Summer couscous salad. TNS
This summery one-dish meal won’t heat up your kitchen. Refreshing mint, garlic, raisins, orange juice and couscous give this salad a hint of the Middle East. It’s similar to regular couscous made from wheat flour, but has larger grains almost like little pearls. It adds a firmer texture to the dish than using regular couscous.
SUMMER COUSCOUS SALAD
1 cup water
1/2 cup pearl couscous
Olive oil spray
1 cup frozen chopped onion
1 cup sliced carrots
1 cup zucchini cut into 1/2-inch pieces
2 teaspoons minced garlic
1/4 cup orange juice
1 tablespoon olive oil
1/2 teaspoon ground cinnamon
Salt and freshly ground black pepper
1/4 cup raisins
1 cup canned reduced-sodium chickpeas rinsed and drained
8 Romaine lettuce leaves, washed and torn into smaller pieces
2 cups tomatoes cut into 1-inch pieces
1/4 cup coarsely chopped fresh mint
Pour water into a medium-size sauce pan. When it comes to a boil, lower heat and add couscous. Simmer 6 to 8 minutes. Meanwhile, spray a large nonstick skillet with olive oil spray and place over medium-high heat. Add onions, carrots and zucchini. Saute 5 minutes. Add the garlic and continue to saute 3 minutes, stirring occasionally.

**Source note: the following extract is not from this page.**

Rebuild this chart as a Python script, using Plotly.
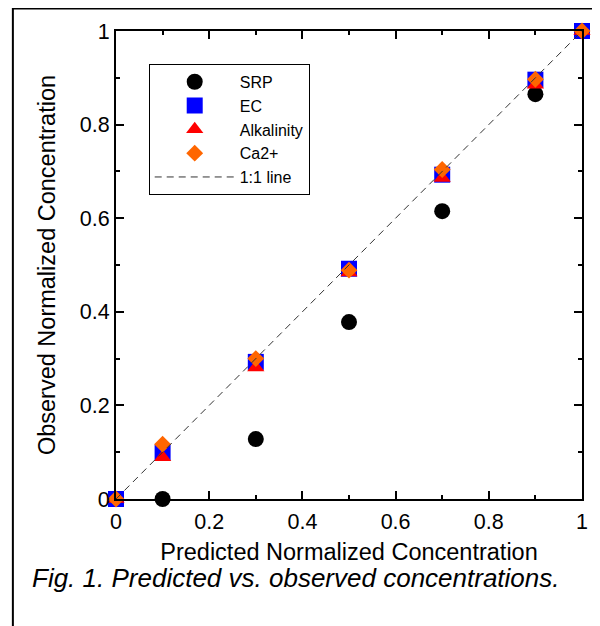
import plotly.graph_objects as go

predicted = [0, 0.1, 0.3, 0.5, 0.7, 0.9, 1.0]
srp = [0, 0, 0.128, 0.378, 0.615, 0.865, 1.0]
ec = [0, 0.099, 0.293, 0.492, 0.693, 0.896, 1.0]
alkalinity = [0, 0.089, 0.281, 0.484, 0.686, 0.885, 1.0]
ca2 = [0, 0.117, 0.300, 0.489, 0.704, 0.897, 1.0]
line_x = [0, 1]
line_y = [0, 1]

FONT = "Liberation Sans, Arial, sans-serif"

fig = go.Figure()
fig.add_trace(go.Scatter(x=predicted, y=srp, mode="markers", name="SRP",
                         marker=dict(symbol="circle", size=16, color="black"),
                         cliponaxis=False))
fig.add_trace(go.Scatter(x=predicted, y=ec, mode="markers", name="EC",
                         marker=dict(symbol="square", size=16, color="#0000ff"),
                         cliponaxis=False))
fig.add_trace(go.Scatter(x=predicted, y=alkalinity, mode="markers", name="Alkalinity",
                         marker=dict(symbol="triangle-up", size=15, color="#ff0000"),
                         cliponaxis=False))
fig.add_trace(go.Scatter(x=predicted, y=ca2, mode="markers", name="Ca2+",
                         marker=dict(symbol="diamond", size=13, color="#ff6600"),
                         cliponaxis=False))
fig.add_trace(go.Scatter(x=line_x, y=line_y, mode="lines", name="1:1 line",
                         line=dict(color="#333333", width=1, dash="7px,5px"),
                         cliponaxis=False))

axis_common = dict(
    range=[0, 1], dtick=0.2, tick0=0,
    showgrid=False, zeroline=False,
    showline=True, linecolor="black", linewidth=2,
    mirror="ticks", ticks="inside", ticklen=8, tickwidth=1.5, tickcolor="black",
    minor=dict(dtick=0.1, ticks="inside", ticklen=4, tickwidth=1.5, tickcolor="black"),
    tickfont=dict(family=FONT, size=21.5, color="black"),
)

# page body has an 8px margin, so the figure is 8px smaller and margins shifted
fig.update_layout(
    width=592, height=618,
    margin=dict(l=108, r=14, t=21, b=127),
    paper_bgcolor="white", plot_bgcolor="white",
    font=dict(family=FONT, color="black"),
    xaxis=dict(**axis_common, ticklabelstandoff=2,
               title=dict(text="Predicted Normalized Concentration",
                          font=dict(family=FONT, size=23.5), standoff=11)),
    yaxis=dict(**axis_common,
               title=dict(text="Observed Normalized Concentration",
                          font=dict(family=FONT, size=23.5), standoff=18)),
    legend=dict(x=0.0702, y=0.9298, xanchor="left", yanchor="top",
                bgcolor="white", bordercolor="black", borderwidth=1,
                font=dict(family=FONT, size=16), itemwidth=80,
                tracegroupgap=0),
    showlegend=True,
    shapes=[dict(type="rect", xref="paper", yref="paper",
                 x0=-0.2213, x1=1.2, y0=-0.5, y1=1.0479,
                 line=dict(color="black", width=2), layer="below")],
    annotations=[dict(text="<i>Fig. 1. Predicted vs. observed concentrations.</i>",
                      xref="paper", yref="paper", x=-0.185, y=-0.168,
                      xanchor="left", yanchor="middle", showarrow=False,
                      font=dict(family=FONT, size=26, color="black"))],
)

fig.write_html("out.html")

Mix orange juice, olive oil and cinnamon in a large bowl. Add the cooked couscous and vegetable mixture. Toss well. Add salt and pepper to taste. Add the raisins and chickpeas.
Line two dinner plates with the lettuce leaves. Spoon the salad on top of the lettuce. Sprinkle the tomatoes and mint over couscous salad.